Since it’s the women who queue up for wages and negotiate for the allotted weekly expenses, they have plenty of bargaining power. They will refuse to fund their husbands’ alcohol binge and this invariably causes a lot of domestic trouble. So far, Mohanan has had to intervene only twice in 15 years in cases of domestic violence because “the Tamilian woman laborer will not endure physical abuse”. In fact, according to him, there are many instances where the wife has hit her husband back if he dared raise his hand against her.

 

But although employers have reason enough to laud the role of the women in keeping this labour network going, their lives are, in fact, far from ideal. The average age of the woman worker in these kilns is 20. They are also likely to have only basic literacy, since they are generally married by the age of 16 and become mothers before they have turned 20. Early motherhood and hard physical labour have clearly taken a toll on their health. Anaemia levels are high and so also the levels of stillbirths, which indicate how these women work themselves to the bone, even during pregnancy, while not have adequate access to nutritious food or healthcare.

 

Says Revathy, 23, mother of three children aged between seven and three, “In Tamil Nadu, we don’t get work. But here, in Kerala, my husband and I together earn around Rs 700 (US$1=Rs 54) a day.” She considers this as a good enough wage and does not want to sound “ungrateful” by complaining unnecessarily about her living conditions. She has ensured that her two older children have an uninterrupted education by leaving them back with their grandmother at home, and although their education is expensive she does not want to compromise on this because she wants desperately for her children to be able to live a better life than that of their parents.

 

Once the monsoons set in – a period that stretches from June to October each year - work in the brick kilns ceases and these families return to their villages in Tamil Nadu. During this period, the only money to be made is from agricultural activity, mostly sugarcane harvesting. A few even own land, but they are small, unproductive holdings that make no real difference to their financial security.

 

This is why work opportunities in the brick kilns are a lifeline for many. Besides, over the years, they have also become used to life in the neighbouring state. Says young Sumathy, from an arid region like Salem in Tamil Nadu, “We like Kerala. Although things are more costly there, there are compensations. For one, there is plenty of water and we enjoy our baths in the river.” She says she doesn’t have any qualms about using the open toilets provided at the brick kiln sites. “We are all from the same village and know each other, so safety is not an issue,” she smiles.

 

A little closer questioning results in dissatisfactions spilling out. Some women speak about how their work hours – generally between 8 am to 5.30 pm – should be reduced to nine hours. To be at the site by 8 am, they have to wake up by 4.30 am and complete all their household chores, which, of course, include the daily trek to collect water.

 

Moreover, as with their counterparts in the other informal sectors, women in brick kiln units are also paid less than the men.

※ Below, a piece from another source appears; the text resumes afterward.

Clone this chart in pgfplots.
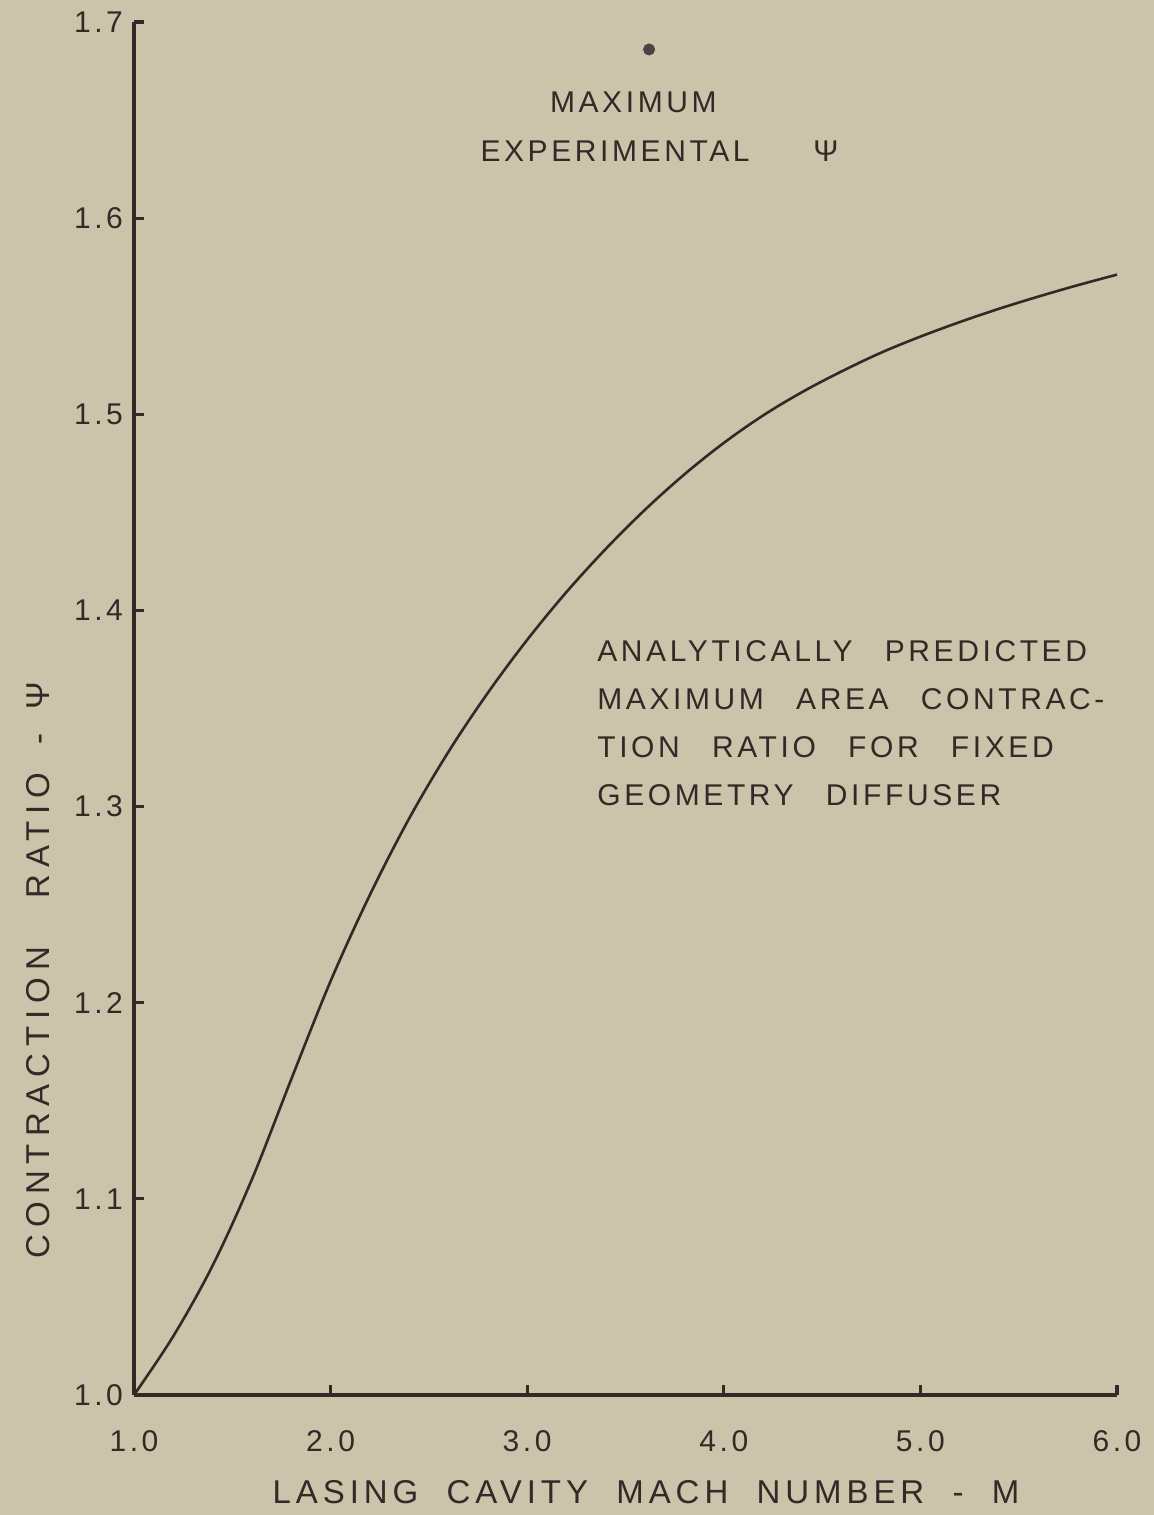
\documentclass[border=0pt]{standalone}
\usepackage{fontspec}
\setmainfont{Liberation Sans}[LetterSpace=12,WordSpace=2.7]
\newfontfamily\ylabfont{Liberation Sans}[LetterSpace=21,WordSpace=3]
\newfontfamily\xlabfont{Liberation Sans}[LetterSpace=15,WordSpace=2.0]
\usepackage{pgfplots}
\pgfplotsset{compat=1.18}
\definecolor{paper}{RGB}{201,196,170}
\definecolor{ink}{RGB}{55,40,40}
\newcommand\lf{\fontsize{15}{24}\selectfont}
\newcommand\bigf{\fontsize{16.5}{24}\selectfont}
\begin{document}
\begin{tikzpicture}
\fill[paper] (-67pt,-60pt) rectangle (510pt,697.5pt);
\useasboundingbox (-67pt,-60pt) rectangle (510pt,697.5pt);
\begin{axis}[at={(0,0)},anchor=south west, scale only axis,
  width=491.5pt, height=686.5pt,
  xmin=1, xmax=6, ymin=1, ymax=1.7,
  axis lines=left, axis line style={-, ink, line width=1.6pt},
  tick align=inside, major tick length=5pt, tick style={ink, line width=1.6pt},
  xtick={1,2,3,4,5,6}, xticklabels={1.0,2.0,3.0,4.0,5.0,6.0},
  ytick={1.0,1.1,1.2,1.3,1.4,1.5,1.6,1.7},
  yticklabels={1.0,1.1,1.2,1.3,1.4,1.5,1.6,1.7},
  tick label style={font=\lf, text=ink},
  xticklabel style={yshift=-14pt}, yticklabel style={xshift=-2pt},
  clip=false, /pgf/number format/assume math mode=true]
\addplot[ink, line width=1.3pt, smooth, tension=0.55] coordinates {
(1.0,1.000) (1.2,1.030) (1.4,1.066) (1.6,1.110) (1.8,1.161) (2.0,1.211)
(2.2,1.255) (2.4,1.294) (2.6,1.328) (2.8,1.358) (3.0,1.385) (3.2,1.4094)
(3.4,1.4314) (3.6,1.4514) (3.8,1.4694) (4.0,1.4854) (4.2,1.4994) (4.4,1.5114)
(4.6,1.5219) (4.8,1.5314) (5.0,1.5396) (5.2,1.5470) (5.4,1.5538)
(5.6,1.5600) (5.8,1.5658) (6.0,1.5712)};
\addplot[only marks, mark=*, mark size=2.8pt, color=ink!70!gray] coordinates {(3.62,1.686)};
\node[font=\lf, text=ink] at (axis cs:3.54,1.6589) {MAXIMUM};
\node[font=\lf, text=ink] at (axis cs:3.447,1.634) {EXPERIMENTAL};
\node[font=\lf, text=ink] at (axis cs:4.52,1.634) {Ψ};
\node[font=\lf, text=ink, align=left, anchor=north west, inner sep=0pt] at (axis cs:3.355,1.385)
 {ANALYTICALLY PREDICTED\\MAXIMUM AREA CONTRAC-\\TION RATIO FOR FIXED\\GEOMETRY DIFFUSER};
\node[font=\ylabfont\bigf, text=ink, rotate=90] at (axis cs:0.512,1.2167)
 {CONTRACTION RATIO\hspace{14pt}-\hspace{12pt}Ψ};
\node[font=\xlabfont\bigf, text=ink] at (axis cs:3.604,0.9505) {LASING CAVITY MACH NUMBER - M};
\end{axis}
\end{tikzpicture}
\end{document}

The wage is fixed at Rs 40 an hour for the men and Rs 30 for the women, with overtime work up to 7 pm netting them an additional amount of Rs 70 an hour. But, again, this is applicable only to the men because the women by then usually rush home to attend to the evening chores.

 

Mohanan sees no reason why the women should complain. “They are even given a Sunday off every two weeks. They have access to cable television, including the every popular Sun Direct,” he says. With a touch of righteousness, he adds, “I also give them cakes and sweets on all festival days.”

 

But cakes and sweets cannot mask the fact that the “homes” of these workers are made up of bent asbestos sheets and that their toilets are deplorable, without any roofs or doors. The lives of the migrant brick workers of Kerala may be marginally better than in states like Bihar and Odisha, but their existence is still a rough, tough grind, that wears down the body and the spirit.